We treat our bodies as if it’s easy to get a replacement part, but why? Well, it’s simple: Everything else in our lives can be replaced. Window broke? Buy a new one. Laptop not running efficiently? Replace it. Car not working? Pay a mechanic and fix it. We tend to make things replaceable and fixable. It’s practical to make them this way. The fallacy starts when we think that our bodies operate this way. We are surrounded by human constructs and, thus, we think everything operates like that.
Point me one human construct around us that once it breaks down, it cannot be replaced but can only be fixed slowly over time. I am gonna add the cherry on top: You can’t live without it.
This is the reality that hits most people, when they are told they have cancer, or heart diseases or that their over excessive drinking did irreversible damage to your liver. Yeap, you are not a FIAT.
To put it in a more generic way: We tend to extrapolate our own experiences, even though we shouldn’t do that and to systems that behave completely differently.
And now let’s combine everything to understand the coronavirus crisis. As you can see the
- It’s something that doesn’t happen often. People can’t draw from their past experiences to understand it. Furthermore the system was unprepared against it.
- Quarantine works only if everyone cooperates in a n-person prisoner’s dilemma.
- The logic behind this risk is not related to human constructs and it’s practically alien.
Right, so what do I mean by alien? Well the obvious answer is that a virus is not a human construct. It is something that evolved quite on its own. However, the “alien” factor there is math related. Let me introduce you to the exponential function.
It’s a positive feedback function and that’s why it’s so scary. The more it advances the more powerful it gets. My brother yesterday asked me: Let’s say water lily filles 1% of the lake and every day it’s population doubles.

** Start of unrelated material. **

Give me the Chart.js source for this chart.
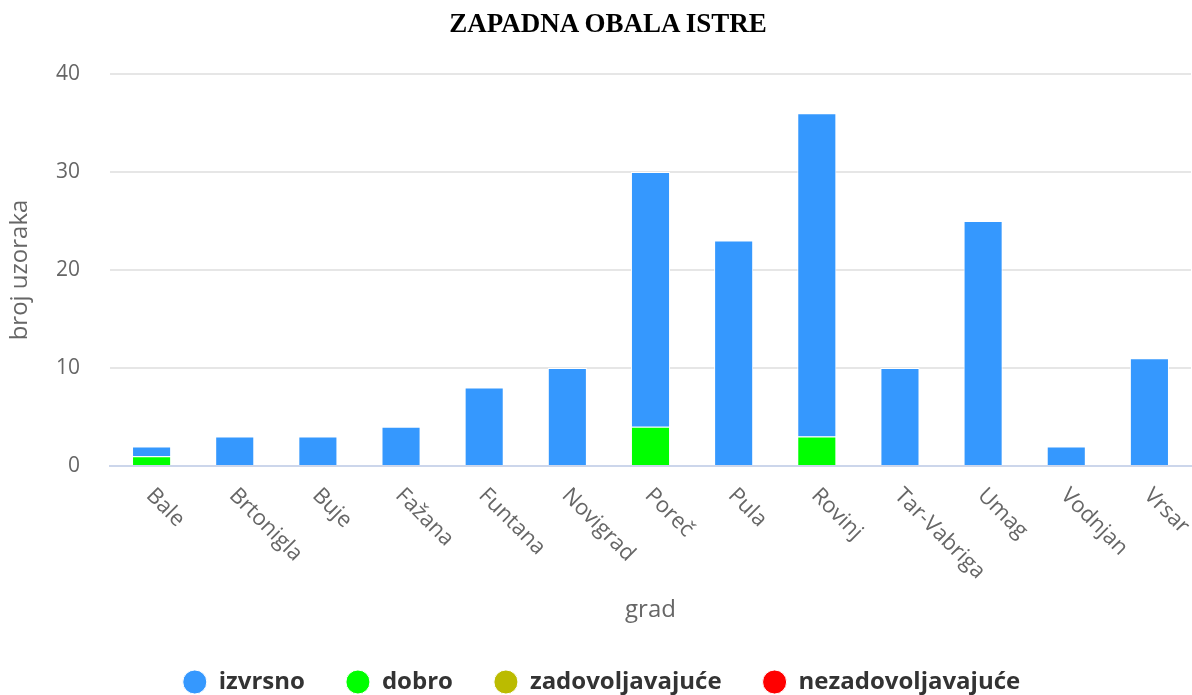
<!DOCTYPE html>
<html>
<head>
<meta charset="utf-8">
<script src="https://cdn.jsdelivr.net/npm/chart.js@4.4.0/dist/chart.umd.min.js"></script>
<style>
    html, body { margin: 0; padding: 0; background: #fff; }
    #wrap { position: relative; width: 1192px; height: 695px; }
    #chart-title { position: absolute; left: 408px; width: 400px; top: 10px; text-align: center; font: bold 27px/27px "Liberation Serif", "Times New Roman", serif; color: #000; }
</style>
</head>
<body>
<div id="wrap">
    <canvas id="sales-chart" width="1192" height="695"></canvas>
    <div id="chart-title">ZAPADNA OBALA ISTRE</div>
</div>
<script>
const gradovi = ['Bale', 'Brtonigla', 'Buje', 'Fažana', 'Funtana', 'Novigrad', 'Poreč', 'Pula', 'Rovinj', 'Tar-Vabriga', 'Umag', 'Vodnjan', 'Vrsar'];
const izvrsno = [1, 3, 3, 4, 8, 10, 26, 23, 33, 10, 25, 2, 11];
const dobro = [1, 0, 0, 0, 0, 0, 4, 0, 3, 0, 0, 0, 0];
const zadovoljavajuce = [0, 0, 0, 0, 0, 0, 0, 0, 0, 0, 0, 0, 0];
const nezadovoljavajuce = [0, 0, 0, 0, 0, 0, 0, 0, 0, 0, 0, 0, 0];
const yTicks = [0, 10, 20, 30, 40];

const FONT = '"Open Sans", "DejaVu Sans", sans-serif';

// x labels rotated clockwise, starting at the tick (Chart.js only rotates the other way)
const rotatedLabels = {
    id: 'rotatedLabels',
    afterLayout(chart) {
        // legend sits a few px right of centre in the original
        chart.legend.left += 6;
        chart.legend.right += 6;
    },
    afterDraw(chart) {
        const xs = chart.scales.x, ctx = chart.ctx;
        ctx.save();
        ctx.font = `22px ${FONT}`;
        ctx.fillStyle = '#666666';
        ctx.textAlign = 'left';
        ctx.textBaseline = 'middle';
        gradovi.forEach((g, i) => {
            ctx.save();
            ctx.translate(xs.getPixelForValue(i) - 2, xs.top + 26);
            ctx.rotate(Math.PI / 4);
            ctx.fillText(g, 0, 0);
            ctx.restore();
        });
        ctx.restore();
    }
};

function makeSet(label, data, color, order) {
    return { label, data, backgroundColor: color, borderColor: '#ffffff', borderWidth: 1, order,
        categoryPercentage: 1, barPercentage: 0.47 };
}

const ctx = document.getElementById('sales-chart').getContext('2d');
new Chart(ctx, {
    type: 'bar',
    data: {
        labels: gradovi,
        datasets: [
            makeSet('izvrsno', izvrsno, '#3598fe', 3),
            makeSet('dobro', dobro, '#00ff00', 2),
            makeSet('zadovoljavajuće', zadovoljavajuce, '#bbbb00', 1),
            makeSet('nezadovoljavajuće', nezadovoljavajuce, '#ff0000', 0)
        ]
    },
    options: {
        responsive: false,
        animation: false,
        layout: { padding: { top: 74, left: 0, right: 1, bottom: -9 } },
        plugins: {
            title: { display: false },
            tooltip: { enabled: false },
            legend: {
                position: 'bottom',
                labels: {
                    usePointStyle: true, pointStyle: 'circle', boxHeight: 17, boxWidth: 24, padding: 41,
                    color: '#333333', font: { family: FONT, size: 24, weight: 'bold' },
                    sort: (a, b) => a.datasetIndex - b.datasetIndex
                }
            }
        },
        scales: {
            x: {
                stacked: true,
                grid: { display: false },
                border: { display: true, color: '#ccd6eb', width: 2 },
                ticks: { display: false },
                title: { display: true, text: 'grad', color: '#666666', font: { family: FONT, size: 24 }, padding: { top: 0, bottom: 4 } },
                afterFit: s => { s.height = 163; }
            },
            y: {
                stacked: true,
                min: 0, max: 40,
                afterBuildTicks: s => { s.ticks = yTicks.map(v => ({ value: v })); },
                grid: { color: c => c.tick && c.tick.value === 0 ? '#ccd6eb' : '#e6e6e6', lineWidth: 2, drawTicks: false },
                border: { display: false },
                ticks: { color: '#666666', font: { family: FONT, size: 21 }, padding: 30 },
                title: { display: true, text: 'broj uzoraka', color: '#666666', font: { family: FONT, size: 24 }, padding: { top: 6, bottom: 0 } },
                afterFit: s => { s.width = 110; }
            }
        }
    },
    plugins: [rotatedLabels]
});
</script>
</body>
</html>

If the entire lake gets filled in 6 days, how many days does it take to fill half the lake?
I know right? Only 5!
We avoid using it even in game design. Why? It’s just so difficult to control. Let me frank: Almost nothing in your everyday life that is constructed by humans performs according to the exponential function. The way the gas tank empties in your car is linear. The way the salary gets deposited in the bank every month? Linear. They way your mobile phone’s battery gets spent? Linear.
This is why it’s so hard to contemplate the disproportionate kind of damage just a single person can cause, just like patient 31 from Korea where a single person had 1,160 contacts and blew everything out of proportions.
This is what we call Social Responsibility…
Social responsibility is an ethical theory, in which individuals are accountable for fulfilling their civic duty; the actions of an individual must benefit the whole of society. Which at its heart is the essence of risk management.
- Admitting that things can go wrong.
- Taking precautions is not pessimism not it means we are incompetent.
- Not everything works with the type of logic we are used to.
I have worked in quite a few multi-million dollar projects and I can attest to the fact that true risk management is not an action-esque emergency plan, that involves explosions and one guy magically saves the day. It’s more about little every day actions that accumulate to something great.